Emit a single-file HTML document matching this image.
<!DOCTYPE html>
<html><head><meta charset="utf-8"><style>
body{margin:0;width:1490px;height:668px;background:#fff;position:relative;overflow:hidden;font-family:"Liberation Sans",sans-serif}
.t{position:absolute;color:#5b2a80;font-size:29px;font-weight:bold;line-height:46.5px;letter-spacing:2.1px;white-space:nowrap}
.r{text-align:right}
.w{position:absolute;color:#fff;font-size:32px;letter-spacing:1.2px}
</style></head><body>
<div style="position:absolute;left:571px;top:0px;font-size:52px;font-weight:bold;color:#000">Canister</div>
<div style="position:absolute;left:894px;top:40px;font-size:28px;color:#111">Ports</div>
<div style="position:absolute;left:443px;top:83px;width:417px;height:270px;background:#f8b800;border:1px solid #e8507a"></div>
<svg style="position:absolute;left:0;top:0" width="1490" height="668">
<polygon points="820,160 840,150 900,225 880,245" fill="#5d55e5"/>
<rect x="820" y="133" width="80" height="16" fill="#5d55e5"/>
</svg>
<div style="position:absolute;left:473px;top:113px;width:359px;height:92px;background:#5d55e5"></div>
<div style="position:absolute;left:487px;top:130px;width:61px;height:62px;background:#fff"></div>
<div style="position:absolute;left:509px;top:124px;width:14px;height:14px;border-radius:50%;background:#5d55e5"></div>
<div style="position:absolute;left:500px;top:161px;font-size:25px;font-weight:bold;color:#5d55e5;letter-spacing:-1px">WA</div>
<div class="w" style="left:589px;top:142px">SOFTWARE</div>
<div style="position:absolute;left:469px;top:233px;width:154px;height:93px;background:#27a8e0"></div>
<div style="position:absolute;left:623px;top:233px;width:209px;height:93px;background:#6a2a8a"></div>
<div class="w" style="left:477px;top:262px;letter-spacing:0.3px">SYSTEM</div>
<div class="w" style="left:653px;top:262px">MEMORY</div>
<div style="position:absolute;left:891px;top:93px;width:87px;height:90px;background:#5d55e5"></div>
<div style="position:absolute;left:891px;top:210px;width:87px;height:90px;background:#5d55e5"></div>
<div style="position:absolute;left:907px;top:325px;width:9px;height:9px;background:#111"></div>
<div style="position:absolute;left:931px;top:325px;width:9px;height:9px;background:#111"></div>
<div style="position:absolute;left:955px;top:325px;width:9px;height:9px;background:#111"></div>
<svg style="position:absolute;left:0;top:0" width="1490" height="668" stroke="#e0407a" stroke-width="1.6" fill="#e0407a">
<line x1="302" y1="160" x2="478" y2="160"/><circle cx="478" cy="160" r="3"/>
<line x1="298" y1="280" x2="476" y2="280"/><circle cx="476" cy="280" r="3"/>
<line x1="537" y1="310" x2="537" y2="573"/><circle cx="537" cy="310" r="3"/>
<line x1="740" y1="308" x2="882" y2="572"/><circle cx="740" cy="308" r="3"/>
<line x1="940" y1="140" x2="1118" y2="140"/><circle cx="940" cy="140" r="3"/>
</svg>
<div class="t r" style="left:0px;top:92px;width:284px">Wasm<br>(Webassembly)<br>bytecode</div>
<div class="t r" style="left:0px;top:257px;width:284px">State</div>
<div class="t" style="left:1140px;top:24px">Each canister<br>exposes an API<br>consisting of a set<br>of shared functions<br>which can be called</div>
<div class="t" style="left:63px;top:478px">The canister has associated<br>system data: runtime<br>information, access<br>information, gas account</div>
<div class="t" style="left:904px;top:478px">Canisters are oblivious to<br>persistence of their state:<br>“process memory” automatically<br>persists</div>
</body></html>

= = = =

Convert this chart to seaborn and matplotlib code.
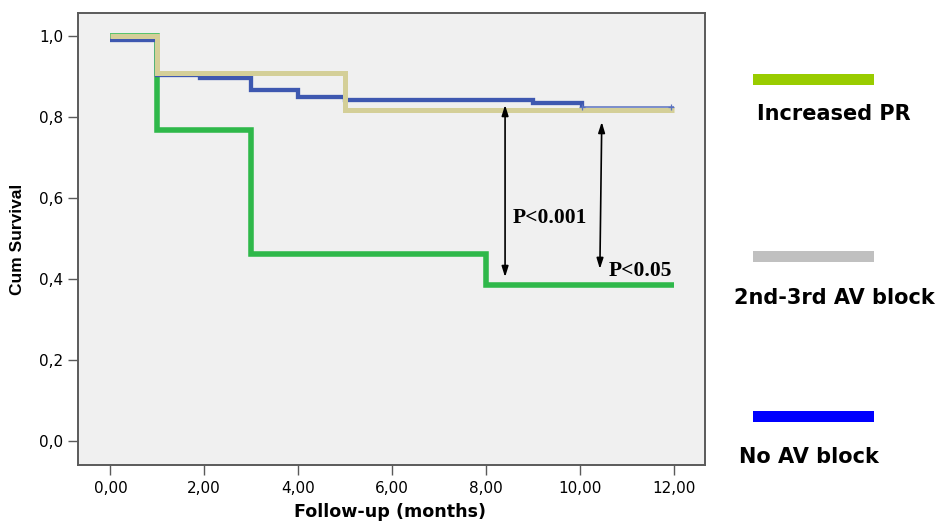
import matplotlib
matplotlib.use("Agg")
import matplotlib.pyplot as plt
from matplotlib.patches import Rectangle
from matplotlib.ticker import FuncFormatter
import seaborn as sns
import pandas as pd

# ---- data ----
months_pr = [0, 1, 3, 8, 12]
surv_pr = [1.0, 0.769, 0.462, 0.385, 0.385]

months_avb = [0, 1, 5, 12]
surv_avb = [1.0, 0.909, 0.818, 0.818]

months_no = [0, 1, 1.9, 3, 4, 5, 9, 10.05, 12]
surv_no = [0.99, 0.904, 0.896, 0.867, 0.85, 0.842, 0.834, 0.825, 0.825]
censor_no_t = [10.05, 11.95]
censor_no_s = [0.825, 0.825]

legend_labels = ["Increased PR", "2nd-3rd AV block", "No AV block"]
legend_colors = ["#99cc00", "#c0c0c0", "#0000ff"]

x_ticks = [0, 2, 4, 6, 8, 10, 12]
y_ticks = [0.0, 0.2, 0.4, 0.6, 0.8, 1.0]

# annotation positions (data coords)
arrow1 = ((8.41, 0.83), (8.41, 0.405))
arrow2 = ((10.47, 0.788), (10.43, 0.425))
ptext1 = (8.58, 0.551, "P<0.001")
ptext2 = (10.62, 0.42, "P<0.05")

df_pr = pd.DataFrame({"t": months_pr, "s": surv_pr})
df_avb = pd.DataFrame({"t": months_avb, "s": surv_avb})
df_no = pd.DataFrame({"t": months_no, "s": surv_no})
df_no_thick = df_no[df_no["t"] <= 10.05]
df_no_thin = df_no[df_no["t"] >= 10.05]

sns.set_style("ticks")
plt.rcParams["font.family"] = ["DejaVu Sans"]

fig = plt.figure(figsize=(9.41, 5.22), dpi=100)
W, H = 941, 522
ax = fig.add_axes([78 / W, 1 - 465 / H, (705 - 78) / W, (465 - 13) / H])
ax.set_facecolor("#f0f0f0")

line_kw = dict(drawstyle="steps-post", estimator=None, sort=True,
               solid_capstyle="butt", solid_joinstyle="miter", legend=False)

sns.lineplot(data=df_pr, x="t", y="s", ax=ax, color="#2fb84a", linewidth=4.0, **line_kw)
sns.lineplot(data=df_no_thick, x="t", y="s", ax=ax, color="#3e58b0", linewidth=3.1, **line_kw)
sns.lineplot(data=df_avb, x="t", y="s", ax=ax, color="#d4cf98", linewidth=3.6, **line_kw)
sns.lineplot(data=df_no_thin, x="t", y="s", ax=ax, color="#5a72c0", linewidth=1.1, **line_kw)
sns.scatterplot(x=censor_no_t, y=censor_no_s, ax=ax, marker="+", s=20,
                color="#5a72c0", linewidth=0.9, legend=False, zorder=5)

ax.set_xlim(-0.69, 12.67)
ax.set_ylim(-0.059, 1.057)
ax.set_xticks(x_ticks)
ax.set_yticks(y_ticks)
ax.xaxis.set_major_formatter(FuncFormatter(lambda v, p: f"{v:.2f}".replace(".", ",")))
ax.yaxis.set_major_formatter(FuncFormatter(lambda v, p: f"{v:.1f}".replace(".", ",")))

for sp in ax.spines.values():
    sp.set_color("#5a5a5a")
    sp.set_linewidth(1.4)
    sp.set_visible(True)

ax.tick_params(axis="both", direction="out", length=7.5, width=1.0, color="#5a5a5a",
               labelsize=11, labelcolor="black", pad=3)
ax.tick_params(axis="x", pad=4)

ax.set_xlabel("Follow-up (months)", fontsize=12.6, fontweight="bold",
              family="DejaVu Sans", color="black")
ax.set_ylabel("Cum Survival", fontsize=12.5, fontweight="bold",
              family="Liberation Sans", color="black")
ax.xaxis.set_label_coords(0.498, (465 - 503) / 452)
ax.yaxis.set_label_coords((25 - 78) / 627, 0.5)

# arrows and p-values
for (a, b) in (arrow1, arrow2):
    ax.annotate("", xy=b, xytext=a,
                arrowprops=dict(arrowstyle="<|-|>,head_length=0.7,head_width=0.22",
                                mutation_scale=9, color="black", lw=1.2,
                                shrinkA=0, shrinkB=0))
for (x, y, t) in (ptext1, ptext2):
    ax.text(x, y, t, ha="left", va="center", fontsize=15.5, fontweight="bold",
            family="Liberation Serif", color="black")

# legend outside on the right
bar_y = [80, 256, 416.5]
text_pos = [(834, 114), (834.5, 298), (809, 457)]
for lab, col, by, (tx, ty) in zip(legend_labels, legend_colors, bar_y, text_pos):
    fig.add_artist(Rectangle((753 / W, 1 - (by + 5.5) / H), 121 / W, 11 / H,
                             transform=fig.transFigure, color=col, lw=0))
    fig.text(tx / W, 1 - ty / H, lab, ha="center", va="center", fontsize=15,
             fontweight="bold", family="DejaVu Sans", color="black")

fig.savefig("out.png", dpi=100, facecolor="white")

= = = =

_DIRECTION_
Without the pictures, write out exactly the lines from the one that has "Convert this chart" down to the one that has "y_ticks = [0.0, 0.2, 0.4, 0.6, 0.8, 1.0]", both included.

_WRITTEN REPLY_
Convert this chart to seaborn and matplotlib code.
import matplotlib
matplotlib.use("Agg")
import matplotlib.pyplot as plt
from matplotlib.patches import Rectangle
from matplotlib.ticker import FuncFormatter
import seaborn as sns
import pandas as pd

# ---- data ----
months_pr = [0, 1, 3, 8, 12]
surv_pr = [1.0, 0.769, 0.462, 0.385, 0.385]

months_avb = [0, 1, 5, 12]
surv_avb = [1.0, 0.909, 0.818, 0.818]

months_no = [0, 1, 1.9, 3, 4, 5, 9, 10.05, 12]
surv_no = [0.99, 0.904, 0.896, 0.867, 0.85, 0.842, 0.834, 0.825, 0.825]
censor_no_t = [10.05, 11.95]
censor_no_s = [0.825, 0.825]

legend_labels = ["Increased PR", "2nd-3rd AV block", "No AV block"]
legend_colors = ["#99cc00", "#c0c0c0", "#0000ff"]

x_ticks = [0, 2, 4, 6, 8, 10, 12]
y_ticks = [0.0, 0.2, 0.4, 0.6, 0.8, 1.0]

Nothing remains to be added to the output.